Probleme dayalı öğrenme, daha yüksek standart ve daha yüksek başarı hareketi ile uyumludur. PDÖ, öğrencilerden konunun anlaşılmasını; yalnızca birkaç kelime değişikliği ile bilgilerin tekrarlanmamasını beklemektedir. Araştırmaların ve öğretmenlerin deneyimlerinin gösterdiğine göre; probleme dayalı öğrenme gibi aktif yönlendirici teknikler, sıkılmış öğrencileri motive edebilir, anlayışlarını ve başarılarını yükseltebilir. Bu öğrenci temelli yöntemler, kritik düşünme ve mantık yeteneklerini yapılandırmaktadır ve öğrencilere çalışmalarında hakimiyet duygusu kazanmalarına yardım etmektedir (Delisle, 1997 ).

Savery ve Duffy’ye (1995) göre, probleme dayalı öğrenme öğrenci merkezli yapılandırmacı bir yaklaşımdır. Karmaşık problemlerin çözümlenmesi ile öğrencinin üst düzey düşünme becerilerinin geliştirilmesi sağlanır.

Norman ve Schmidt’e (1992) göre, probleme dayalı öğrenme yöntemi ile öğrencilerin bilgileri daha uzun süre muhafaza edilmektedir. Bu yöntem ile öğrenmeye karşı olan ilgi artmakta ve yüksek motivasyon sağlanmaktadır (Albanese, Mitchell, 1993).

Probleme dayalı öğrenme, ilk defa 1950 yılında Amerika Birleşik Devletleri’nde Case Western Reverse Üniversitesi’nde uygulanmıştır. Literatüre ise 1960 yıllarında Kanada’da McMaster Üniversitesi Tıp Fakültesi’nde Barrows ve Tamblyn tarafından yapılan bir araştırma sonucunda girmiştir ve bu yöntem “tıp dünyasında küçük bir devrim yaratmıştır” (Albanese, Mitchell, 1993). Bu araştırmada öğrencilerin akıl yürütme yetenekleri araştırılmıştır. Barrows ve Tamblyn problem çözmenin öğrenme üzerine getirdiği farklılıklara dikkati çekmişlerdir. İlk denemelerde öğrencilerden küçük gruplar oluşturulmuş, problemle durum arasında karar vermeleri beklenmiştir.

Probleme dayalı öğrenme günümüzde Kanada, Amerika, Avustralya, İngiltere gibi ülkelerde özellikle tıp eğitiminde uygulanmaktadır. Bu strateji, tıp eğitiminde anlatıma dayalı programlardan, gerçek yaşam problemlerine dayalı programlara geçiş yaparak tıp eğitiminin niteliğini yükseltmek amacıyla geliştirilmiştir. Probleme dayalı öğrenme, bugün, bilgisayar, mühendislik, sosyal bilimler gibi pek çok alanda dünya çapında uygulanmaktadır.

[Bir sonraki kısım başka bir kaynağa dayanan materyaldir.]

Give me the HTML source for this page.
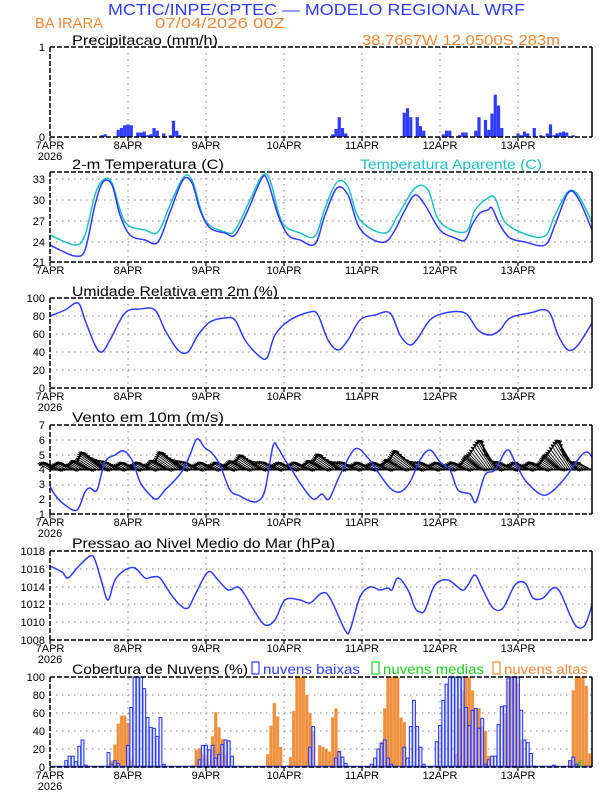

Probleme dayalı öğrenme, halihazırda dünya çapında 60’tan fazla tıp okulunda uygulanmaktadır ve bunu yanında dişçilik, eczacılık, optometri ve hemşirelik diğer uygulama alanlarıdır. Springfield, Illinois’teki Problem-Based Learning Institute, Chicago’daki The Center for Problem-Based Learning at the Illinois Mathematics and Science Academy ve New York City’de bulunan the Center for the Study of Problem- Based Learning at Ventures in Education, probleme dayalı öğrenmeyi uygulayan okullardan bazılarıdır (Delisle, 1997).

Ülkemizde ise 1997-1998 yıllarında Dokuz Eylül Üniversitesi Tıp Fakültesi’nde uygulanmıştır. Hacettepe Üniversitesi ve Pamukkale Üniversitesi Tıp Fakültelerinde de probleme dayalı öğrenme yöntemi uygulanmaktadır. Tıp eğitiminden başka işletme, hukuk ve mühendislik fakültelerinin bazı bölümlerinde uygulanmaya başlamıştır (Kılınç, 2007).

İlk ve orta öğretimde probleme dayalı öğrenme çalışmaları yurt dışında 1990 yılında başlamış, ülkemizde ise 2000 yılından beri strateji ile ilgili araştırma ve tezler yapılmıştır (Kılınç, 2007).